Hunt down the biggest security threats
Giving an example of how organisations can change the way they look at data, Young said they can look at the data for the probable path of attack, rather than chasing down every alert.
“One of the things that is unappreciated about the story of the Oakland As is that they put their new insights into practice. They changed not only the way they recruited players by going after rookies and veterans, but they also fielded their team differently. They changed the way they operated,” he said.
The result of this change is that the Oakland As went from a losing record to winning 20 straight games and setting a new American League record.
“This is certainly a story we can learn from in terms of how we can challenge our fundamental assumptions around security and do things differently with a lot of the tools and people we already have in place,” said Young.
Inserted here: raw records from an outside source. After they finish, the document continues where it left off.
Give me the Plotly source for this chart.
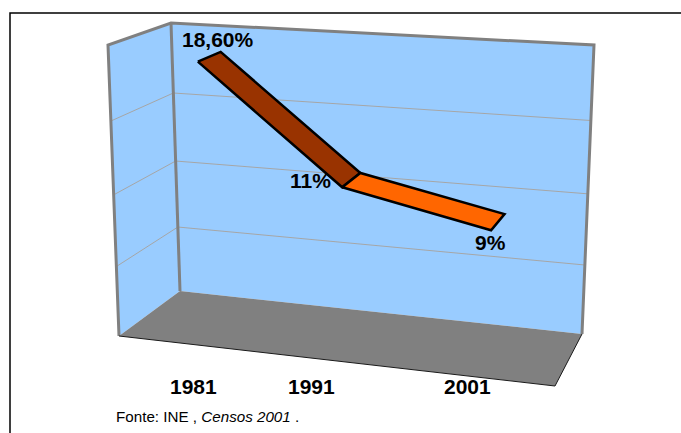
import plotly.graph_objects as go

# Chart data
years = ["1981", "1991", "2001"]
values = [18.6, 11, 9]
value_labels = ["18,60%", "11%", "9%"]
gridline_values = [5, 10, 15]
segment_colors = ["#993300", "#FF6600"]
source_note = "Fonte: INE , <i>Censos 2001</i> ."

# Value axis ceiling, its foreshortening, and the categories along the floor
VALUE_MAX = 20
VALUE_CURVE = 0.06
CATEGORY_U = [0.172, 0.493, 0.832]
RIBBON_DEPTH = (0.41, 0.81)
RIBBON_LIFT = 0.35

# Oblique box: corners of the back wall and of the open front
BACK = {"bl": (180, 291), "br": (582, 334), "tl": (171, 23), "tr": (594, 45)}
FRONT = {"bl": (119, 336), "br": (555, 386), "tl": (108, 45), "tr": (565, 74)}


def lerp(a, b, t):
    return (a[0] + (b[0] - a[0]) * t, a[1] + (b[1] - a[1]) * t)


def project(u, depth, value):
    """Map a (category, depth, value) position of the box to plot units."""
    share = value / VALUE_MAX
    v = share * (1 - VALUE_CURVE * (1 - share))
    back = lerp(lerp(BACK["bl"], BACK["br"], u), lerp(BACK["tl"], BACK["tr"], u), v)
    front = lerp(lerp(FRONT["bl"], FRONT["br"], u), lerp(FRONT["tl"], FRONT["tr"], u), v)
    return lerp(back, front, depth)


def polygon(points, fill, line_color=None, line_width=0):
    xs = [p[0] for p in points] + [points[0][0]]
    ys = [p[1] for p in points] + [points[0][1]]
    return go.Scatter(
        x=xs, y=ys, mode="lines", fill="toself", fillcolor=fill,
        line=dict(color=line_color or fill, width=line_width),
        hoverinfo="skip", showlegend=False,
    )


def path(points, color, width):
    return go.Scatter(
        x=[p[0] for p in points], y=[p[1] for p in points], mode="lines",
        line=dict(color=color, width=width), hoverinfo="skip", showlegend=False,
    )


fig = go.Figure()

# Walls and floor
fig.add_trace(polygon([FRONT["tl"], BACK["tl"], BACK["bl"], FRONT["bl"]], "#99CCFF"))
fig.add_trace(polygon([BACK["tl"], BACK["tr"], BACK["br"], BACK["bl"]], "#99CCFF"))
fig.add_trace(polygon([FRONT["bl"], BACK["bl"], BACK["br"], FRONT["br"]], "#808080"))

# Gridlines run along the side wall, then across the back wall
for g in gridline_values:
    fig.add_trace(path([project(0, 1, g), project(0, 0, g), project(1, 0, g)], "#A6A6A6", 1))

# Wall outlines and the floor's front edge
fig.add_trace(path([FRONT["bl"], FRONT["tl"], BACK["tl"], BACK["tr"], BACK["br"]], "#808080", 3))
fig.add_trace(path([BACK["tl"], BACK["bl"]], "#808080", 3))
fig.add_trace(path([FRONT["bl"], FRONT["br"], BACK["br"]], "#1A1A1A", 1))

# Ribbon segments between consecutive years
near, far = RIBBON_DEPTH[1], RIBBON_DEPTH[0]
for i, color in enumerate(segment_colors):
    a, b = values[i] + RIBBON_LIFT, values[i + 1] + RIBBON_LIFT
    ua, ub = CATEGORY_U[i], CATEGORY_U[i + 1]
    fig.add_trace(polygon(
        [project(ua, near, a), project(ua, far, a), project(ub, far, b), project(ub, near, b)],
        color, "#000000", 2.5,
    ))

# Chart frame, open on the right and the bottom
fig.add_trace(path([(10, 433), (10, 13), (681, 13)], "#000000", 1.5))

FONT = "Liberation Sans, Arial, sans-serif"
annotations = []
for text, (x, y) in zip(value_labels, [(218, 39), (310, 180), (490, 242)]):
    annotations.append(dict(x=x, y=y, text=f"<b>{text}</b>", showarrow=False,
                            font=dict(family=FONT, size=21, color="#000000")))
for text, x in zip(years, [193, 311, 467]):
    annotations.append(dict(x=x, y=386, text=f"<b>{text}</b>", showarrow=False,
                            font=dict(family=FONT, size=21, color="#000000")))
annotations.append(dict(x=114, y=416, text=source_note, showarrow=False, xanchor="left",
                        font=dict(family=FONT, size=15.2, color="#000000")))

fig.update_layout(
    width=681, height=433, margin=dict(l=0, r=0, t=0, b=0),
    paper_bgcolor="#FFFFFF", plot_bgcolor="#FFFFFF", showlegend=False,
    xaxis=dict(range=[0, 681], visible=False, fixedrange=True),
    yaxis=dict(range=[433, 0], visible=False, fixedrange=True),
    annotations=annotations,
)

fig.write_html("out.html", config={"displayModeBar": False})
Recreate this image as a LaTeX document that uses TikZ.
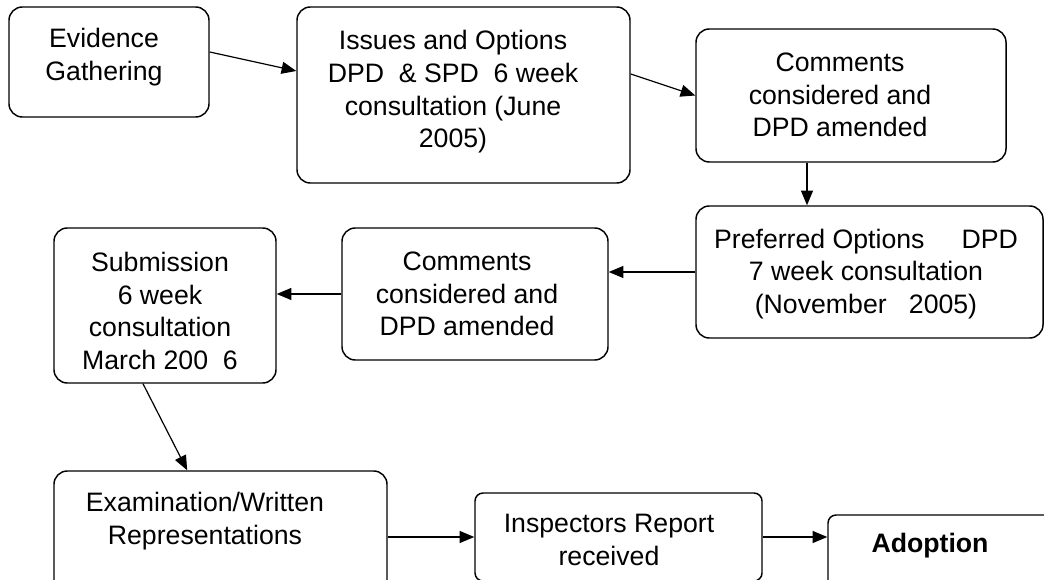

Information security professionals need to have the courage to stop chasing down every alert, he said, and instead trust the security architecture to deal with 98% of what is coming at the organisation.
“Then take the talented people in the security team to go on offence, think like an attacker, and go hunting for the 2% of threats and attacks that you really care about,” he said.
This approach requires a different mindset to the one most information security professionals have, he said, and may involve using security technologies differently to get better results from new insights.
“If we think differently about the information we have, if we put it in context of the attacks we really care about, if we operate differently by putting new practices into place and have the courage to see it through, I believe that we could write our own Moneyball story for the security industry,” he said.